Doç. Dr. Savaş ERDOĞAN / Selçuk Üniversitesi Öğretim Üyesi
Bütçe dengesi, özellikle vergi gelirleri bariz artış göstermesine rağmen baskın olan bir enflasyon ortamında kamu harcamalarının daha fazla artış göstermesi nedeniyle açık vermeye devam ediyor. Borç ödemede garantör vazifesi gören faiz dışı denge de açık vermeyi sürdürüyor. Ekim 2023 döneminde özellikle cari transfer harcamaları ile görevlendirme giderleri kalemi olan KİT'lere yapılan transferlerdeki artış dikkati çekiyor. Ödemeler dengesi bilançosunda ise, Eylül ayında cari fazla verildiği görülüyor. Dış ticaret açığına rağmen cari fazla verilmesinde turizm gelirlerinde meydana gelen olumlu artışın katkısının olduğu görülüyor.

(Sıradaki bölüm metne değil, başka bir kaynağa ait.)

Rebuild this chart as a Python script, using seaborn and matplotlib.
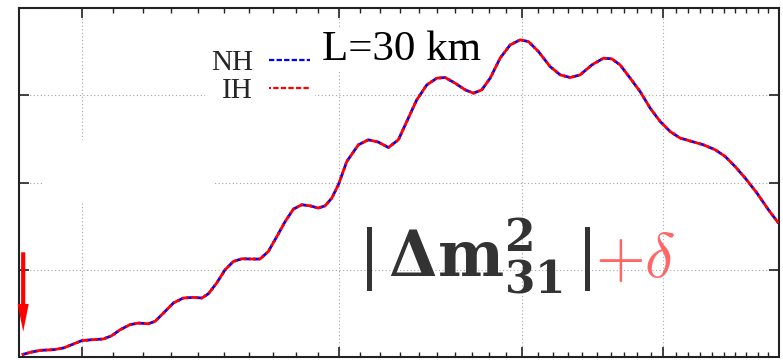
import matplotlib
matplotlib.use("Agg")
import matplotlib.pyplot as plt
import matplotlib.ticker as mticker
from matplotlib.patches import Rectangle
import pandas as pd
import seaborn as sns

# Spectrum at L = 30 km for the two mass orderings
energy = [1.818, 1.842, 1.871, 1.911, 1.941, 1.967, 1.998, 2.030, 2.067, 2.095,
          2.123, 2.156, 2.185, 2.219, 2.243, 2.273, 2.309, 2.345, 2.383, 2.415,
          2.440, 2.472, 2.505, 2.538, 2.572, 2.613, 2.647, 2.682, 2.718, 2.754,
          2.790, 2.827, 2.864, 2.902, 2.933, 2.964, 2.995, 3.035, 3.091, 3.140,
          3.190, 3.241, 3.292, 3.336, 3.389, 3.443, 3.498, 3.544, 3.600, 3.658,
          3.706, 3.755, 3.805, 3.865, 3.927, 3.989, 4.042, 4.106, 4.182, 4.249,
          4.317, 4.385, 4.467, 4.549, 4.610, 4.670, 4.745, 4.820, 4.897, 4.975,
          5.054, 5.134, 5.230, 5.326, 5.426, 5.512, 5.599, 5.689, 5.795, 5.901,
          5.995]
nh_flux = [0.026, 0.053, 0.076, 0.084, 0.103, 0.141, 0.187, 0.198, 0.206, 0.244,
           0.313, 0.370, 0.389, 0.381, 0.408, 0.504, 0.619, 0.676, 0.683, 0.676,
           0.725, 0.848, 1.000, 1.095, 1.126, 1.123, 1.123, 1.210, 1.381, 1.553,
           1.695, 1.745, 1.733, 1.707, 1.733, 1.821, 1.974, 2.241, 2.432, 2.489,
           2.463, 2.401, 2.489, 2.699, 2.947, 3.119, 3.196, 3.203, 3.139, 3.062,
           3.024, 3.062, 3.196, 3.425, 3.577, 3.635, 3.615, 3.501, 3.329, 3.234,
           3.203, 3.234, 3.348, 3.425, 3.417, 3.348, 3.196, 3.042, 2.852, 2.699,
           2.584, 2.509, 2.470, 2.432, 2.375, 2.298, 2.183, 2.050, 1.879, 1.687,
           1.535]
ih_flux = list(nh_flux)

x_major = [2, 3, 4, 5, 6]
x_minor = [v / 10 for v in range(21, 60) if v % 10]
y_major = [0, 1, 2, 3, 4]
x_range = (1.81, 6.0)
y_range = (0, 4)

# arrow marking the low-energy end
arrow_x = 1.822
arrow_from, arrow_to = 1.20, 0.29

sns.set_theme(style="white")
plt.rcParams["font.family"] = ["Liberation Serif", "DejaVu Serif"]
plt.rcParams["mathtext.fontset"] = "custom"
plt.rcParams["mathtext.rm"] = "DejaVu Serif"
plt.rcParams["mathtext.it"] = "DejaVu Serif:italic"
plt.rcParams["mathtext.bf"] = "DejaVu Serif:bold"

fig = plt.figure(figsize=(7.83, 3.6), dpi=100)
ax = fig.add_axes([19 / 783, 3 / 360, 760 / 783, 349 / 360])
ax.set_xscale("log")

df = pd.DataFrame({"E": energy, "NH": nh_flux, "IH": ih_flux})
sns.lineplot(data=df, x="E", y="NH", ax=ax, color="#0000ff", lw=2.0,
             linestyle=(0, (2.4, 1.0)), label="NH", zorder=3)
sns.lineplot(data=df, x="E", y="IH", ax=ax, color="#ff0000", lw=2.0,
             linestyle=(1.5, (2.4, 1.0)), label="IH", zorder=4)

ax.set_xlim(*x_range)
ax.set_ylim(*y_range)
ax.xaxis.set_major_locator(mticker.FixedLocator(x_major))
ax.xaxis.set_minor_locator(mticker.FixedLocator(x_minor))
ax.yaxis.set_major_locator(mticker.FixedLocator(y_major))
ax.yaxis.set_minor_locator(mticker.NullLocator())
ax.xaxis.set_major_formatter(mticker.NullFormatter())
ax.xaxis.set_minor_formatter(mticker.NullFormatter())
ax.yaxis.set_major_formatter(mticker.NullFormatter())
ax.set_xlabel("")
ax.set_ylabel("")
ax.tick_params(which="both", direction="in", top=True, right=True,
               bottom=True, left=True, color="#222222")
ax.tick_params(which="major", length=7.5, width=1.2)
ax.tick_params(which="minor", length=3.8, width=1.0)
for sp in ax.spines.values():
    sp.set_color("#222222")
    sp.set_linewidth(1.5)

ax.grid(True, which="major", color="#a8a8a8", linestyle=(0, (1, 2.2)),
        linewidth=0.8, zorder=0)
ax.set_axisbelow(True)

# opaque blank label area
ax.add_patch(Rectangle((0.033, 0.444), 0.222, 0.178, transform=ax.transAxes,
                       facecolor="white", edgecolor="none", zorder=1))

leg = ax.legend(loc="upper right", bbox_to_anchor=(0.390, 0.898),
                markerfirst=False, frameon=True, fancybox=False,
                facecolor="white", edgecolor="none", framealpha=1,
                prop={"family": "Liberation Serif", "size": 21},
                handlelength=1.4, handletextpad=0.55, labelspacing=0.05,
                borderpad=0.2, borderaxespad=0)
for line in leg.get_lines():
    line.set_linewidth(1.6)

ax.text(0.503, 0.851, "L=30 km", transform=ax.transAxes, ha="center",
        va="baseline", fontsize=31, color="black",
        bbox=dict(facecolor="white", edgecolor="none", pad=2), zorder=2)

ax.text(0.753, 0.229,
        r"$|\,\mathbf{\Delta m}^{\mathbf{2}}_{\mathbf{31}}\,|$",
        transform=ax.transAxes, ha="right", va="baseline", fontsize=45,
        color="#333333", zorder=5)
ax.text(0.758, 0.229, r"$+\delta$", transform=ax.transAxes, ha="left",
        va="baseline", fontsize=46, color="#ff6666", zorder=5,
        math_fontfamily="cm")

ax.annotate("", xy=(arrow_x, arrow_to), xytext=(arrow_x, arrow_from),
            arrowprops=dict(arrowstyle="simple,head_length=20,head_width=8,tail_width=3",
                            mutation_scale=1, color="#ff0000", lw=0,
                            shrinkA=0, shrinkB=0), zorder=6)

fig.savefig("out.png", dpi=100)
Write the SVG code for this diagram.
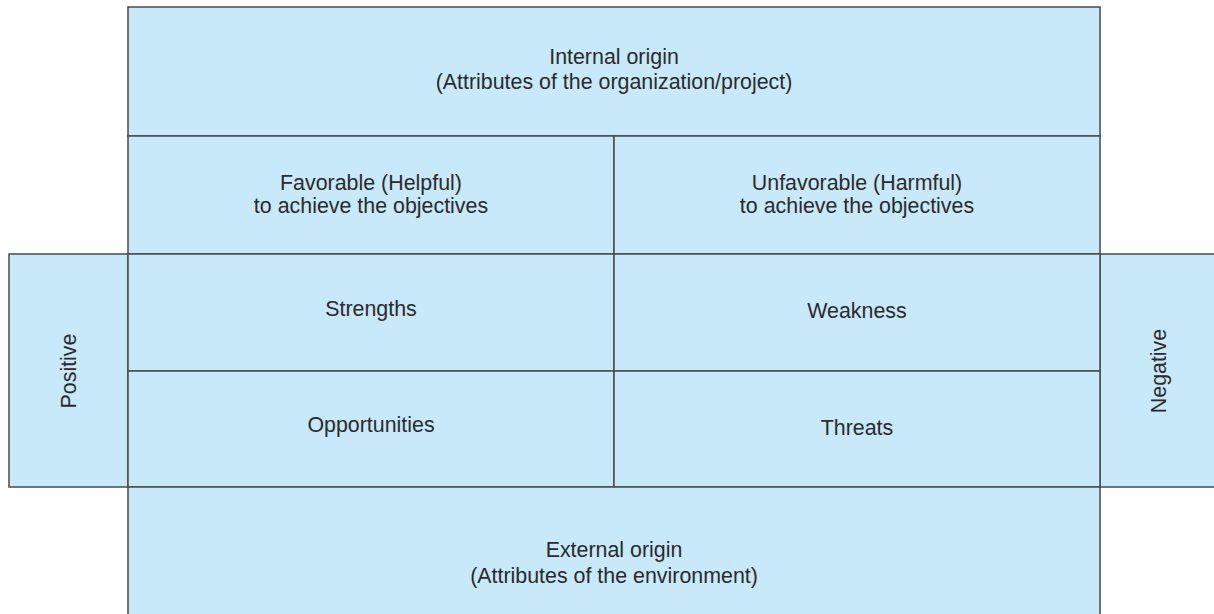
<svg xmlns="http://www.w3.org/2000/svg" width="1214" height="614" viewBox="0 0 1214 614">
<style>
.c{fill:#c7e9f9;stroke:#4a4a4a;stroke-width:1.5}
text{font-family:"Liberation Sans",Arial,sans-serif;font-size:21.4px;fill:#2b2b2b;text-anchor:middle}
</style>
<rect width="1214" height="614" fill="#fff"/>
<g id="internal"><rect class="c" x="128" y="7" width="972" height="129"/><text x="614" y="64">Internal origin</text><text x="614" y="89">(Attributes of the organization/project)</text></g>
<g id="favorable"><rect class="c" x="128" y="136" width="486" height="118"/><text x="371" y="190">Favorable (Helpful)</text><text x="371" y="213">to achieve the objectives</text></g>
<g id="unfavorable"><rect class="c" x="614" y="136" width="486" height="118"/><text x="857" y="190">Unfavorable (Harmful)</text><text x="857" y="213">to achieve the objectives</text></g>
<g id="positive"><rect class="c" x="9" y="254" width="119" height="233"/><text transform="translate(76,371) rotate(-90)">Positive</text></g>
<g id="negative"><rect class="c" x="1100" y="254" width="120" height="233"/><text transform="translate(1166,371) rotate(-90)">Negative</text></g>
<g id="strengths"><rect class="c" x="128" y="254" width="486" height="117"/><text x="371" y="316">Strengths</text></g>
<g id="weakness"><rect class="c" x="614" y="254" width="486" height="117"/><text x="857" y="318">Weakness</text></g>
<g id="opportunities"><rect class="c" x="128" y="371" width="486" height="116"/><text x="371" y="432">Opportunities</text></g>
<g id="threats"><rect class="c" x="614" y="371" width="486" height="116"/><text x="857" y="435">Threats</text></g>
<g id="external"><rect class="c" x="128" y="487" width="972" height="140"/><text x="614" y="557">External origin</text><text x="614" y="583">(Attributes of the environment)</text></g>
<g id="connectors"></g>
</svg>
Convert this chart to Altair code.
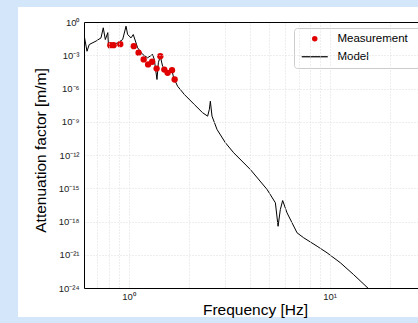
import altair as alt
import pandas as pd

# Model curve (frequency in Hz, attenuation factor)
model_freq = [0.602, 0.621, 0.637, 0.689, 0.729, 0.748, 0.766, 0.788, 0.795, 0.833,
              0.882, 0.934, 0.971, 0.989, 1.028, 1.055, 1.109, 1.174, 1.243, 1.316,
              1.342, 1.384, 1.406, 1.438, 1.476, 1.563, 1.636, 1.675, 1.753, 1.893,
              2.123, 2.334, 2.472, 2.521, 2.55, 2.599, 2.753, 3.027, 3.330, 4.033,
              4.882, 5.370, 5.538, 5.684, 5.837, 6.138, 6.884, 7.424, 8.658, 9.707,
              11.30, 13.16, 15.63, 17.0]
model_val = [5.2e-2, 2.3e-3, 9.3e-3, 1.9e-2, 3.7e-2, 3.0e-1, 2.6e-2, 1.1e-1, 4.7e-3, 9.3e-3,
             1.3e-2, 2.6e-2, 4.2e-1, 7.4e-2, 3.7e-2, 7.4e-2, 4.7e-3, 1.2e-3, 5.9e-4, 1.2e-3,
             4.2e-4, 6.5e-6, 2.1e-4, 8.1e-4, 1.0e-4, 3.6e-5, 6.0e-5, 9.3e-6, 1.6e-6, 2.9e-7,
             3.6e-8, 6.5e-9, 3.2e-9, 1.3e-8, 7.1e-8, 3.2e-9, 2.0e-10, 1.3e-11, 1.6e-12, 4.9e-14,
             7.8e-16, 4.9e-17, 3.7e-19, 1.2e-17, 7.8e-17, 6.0e-18, 9.5e-20, 3.4e-20, 5.9e-21, 1.5e-21,
             1.9e-22, 1.6e-23, 8.5e-25, 1.6e-25]

# Measurements
meas_freq = [0.811, 0.842, 0.909, 1.061, 1.121, 1.188, 1.250, 1.310, 1.378, 1.438,
             1.505, 1.563, 1.644, 1.694]
meas_val = [8.1e-3, 8.1e-3, 1.0e-2, 6.6e-3, 1.7e-3, 4.2e-4, 1.5e-4, 2.6e-4, 6.3e-5, 8.1e-4,
            5.1e-5, 2.6e-5, 4.5e-5, 6.5e-6]

series_names = ["Measurement", "Model"]
series_colors = ["#e00000", "#000000"]
series_shapes = ["circle", "M-4.75,-0.22H4.75V0.22H-4.75Z"]

x_ticks = [0.6, 0.7, 0.8, 0.9, 1, 2, 3, 4, 5, 6, 7, 8, 9, 10, 20, 30]
y_exps = [0, -3, -6, -9, -12, -15, -18, -21, -24]
y_ticks = [10.0 ** e for e in y_exps]

SUP = str.maketrans("0123456789-", "⁰¹²³⁴⁵⁶⁷⁸⁹⁻")
y_expr = " : ".join(
    f"abs(log(datum.value)/LN10 - ({e})) < 0.1 ? '10{str(e).translate(SUP)}'" for e in y_exps
) + " : ''"
x_expr = "abs(datum.value - 1) < 0.001 ? '10⁰' : (abs(datum.value - 10) < 0.01 ? '10¹' : '')"

model_df = pd.DataFrame({"f": model_freq, "v": model_val})
meas_df = pd.DataFrame({"f": meas_freq, "v": meas_val, "series": ["Measurement"] * len(meas_freq)})

FONT = "Liberation Sans"
xscale = alt.Scale(type="log", domain=[0.6, 27.5], nice=False)
yscale = alt.Scale(type="log", domain=[1e-24, 1], nice=False)

panel = alt.Chart(pd.DataFrame({"a": [0]})).mark_rect(color="white").encode(
    x=alt.value(-66), x2=alt.value(340), y=alt.value(-15), y2=alt.value(295)
)

line = alt.Chart(model_df).mark_line(color="black", strokeWidth=1, clip=True).encode(
    x=alt.X("f:Q", scale=xscale,
            axis=alt.Axis(orient="bottom", values=x_ticks, labelExpr=x_expr, title="Frequency [Hz]",
                          grid=True, ticks=False, labelPadding=3, labelFontSize=9.5, zindex=1,
                          titleX=171, titleY=26, titleBaseline="alphabetic", titleAlign="center",
                          titleFontSize=15.5, titleFontWeight="normal")),
    y=alt.Y("v:Q", scale=yscale,
            axis=alt.Axis(values=y_ticks, labelExpr=y_expr, title="Attenuation factor [m/m]",
                          grid=True, ticks=False, labelPadding=5, labelFontSize=9.5, zindex=1,
                          titleX=-44, titleY=128, titleBaseline="middle", titleAlign="center",
                          titleAngle=-90, titleFontSize=15.5, titleFontWeight="normal")),
)

PAD = "\u2800"
leg = dict(orient="none", legendX=210, legendY=6, title=None,
           labelExpr=f"datum.label + '{PAD}'")

points = alt.Chart(meas_df).mark_point(filled=True, size=40, opacity=1).encode(
    x=alt.X("f:Q", scale=xscale,
            axis=alt.Axis(orient="top", values=x_ticks, labels=False, ticks=False, grid=False,
                          title=None, domainColor="black", zindex=1)),
    y=alt.Y("v:Q", scale=yscale),
    color=alt.Color("series:N", scale=alt.Scale(domain=series_names, range=series_colors),
                    legend=alt.Legend(**leg)),
    shape=alt.Shape("series:N", scale=alt.Scale(domain=series_names, range=series_shapes),
                    legend=alt.Legend(**leg)),
)

chart = alt.layer(panel, line, points).resolve_axis(x="independent").properties(
    width=334, height=266,
    autosize=alt.AutoSizeParams(type="none"),
    padding={"left": 84, "top": 22, "right": 0, "bottom": 35},
    background="#d4e6f9",
).configure_view(stroke=None, fill="white").configure_axis(
    labelFont=FONT, titleFont=FONT, labelColor="#222222", titleColor="#000000",
    domainColor="#000000", domainWidth=1, gridColor="#dcdcdc", gridDash=[1, 2], gridWidth=1,
).configure_legend(
    labelFont=FONT, labelFontSize=11.5, labelColor="#000000", fillColor="white",
    strokeColor="#cccccc", cornerRadius=3, padding=5, rowPadding=5, symbolSize=30,
    symbolStrokeWidth=0, symbolOffset=10, labelOffset=17,
)

chart.save("out.html", embed_options={"renderer": "svg", "actions": False})
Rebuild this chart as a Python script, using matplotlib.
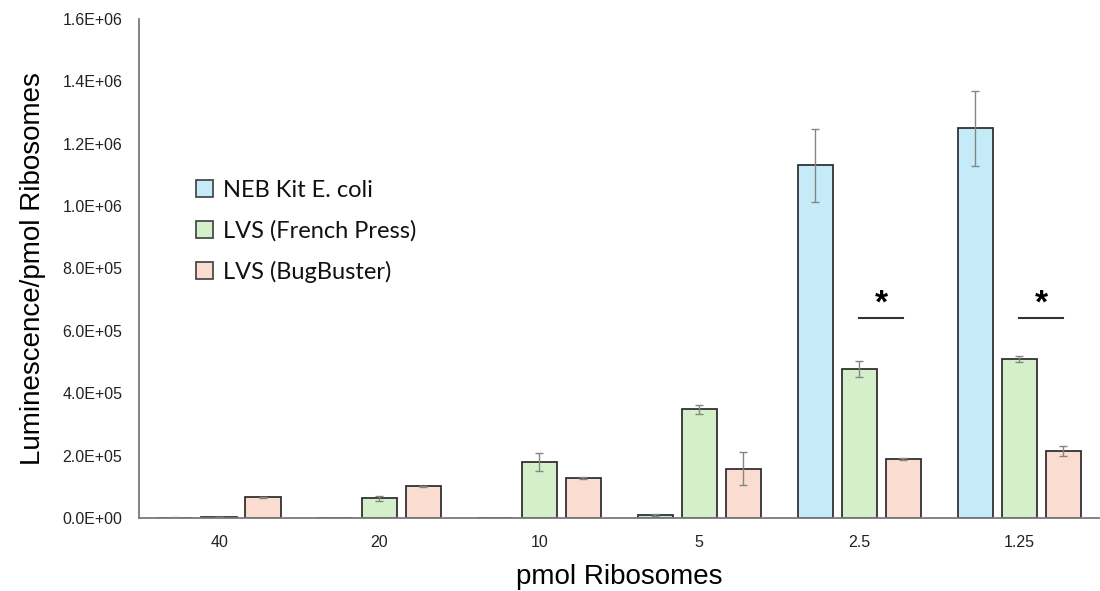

Geçen yıllarda yaşanan cari açığının finansmanında yaşanan zorluklar ise yerini bir miktar olumlu bir havaya bırakmış. Sermaye ve finans hesabı ise net olarak ülkeye yabancı para girişinin olduğunu gösteriyor. Bu durum Merkez Bankası rezervlerinin artışına olumlu katkı sağlıyor. Ayrıca cari fazla verilmesinin nedenlerinin başında ithalata yapılan harcamalardaki artış hızında meydana gelen azalmanın da etkili olduğu söylenebilir. Bu durum aynı zamanda ekonomide büyüme anlamında bir soğumaya işaret ediyor. İleri ki zaman diliminde dünyanın içinde bulunduğu durum itibarıyla belirsizliğin oluşması ve bu durumun enerji vb. gibi stratejik maddelerin fiyatlarında belirsizlik yaratması ve ayrıca turizm gelirlerindeki oluşacak azalmanın cari açıkta iyileşmeyi olumsuz etkileyebileceği görüşü hakim. Enflasyonda meydana gelen artışa rağmen düşme eğilimi içine girmesi, faiz artırımının etkisini gösteriyor. Fakat hala faiz oranları enflasyon oranının altında kalması nedeniyle reel anlamda negatif faiz söz konusu. Dolayısıyla bu ay içinde de faiz artırımının geleceği öngörülebilir.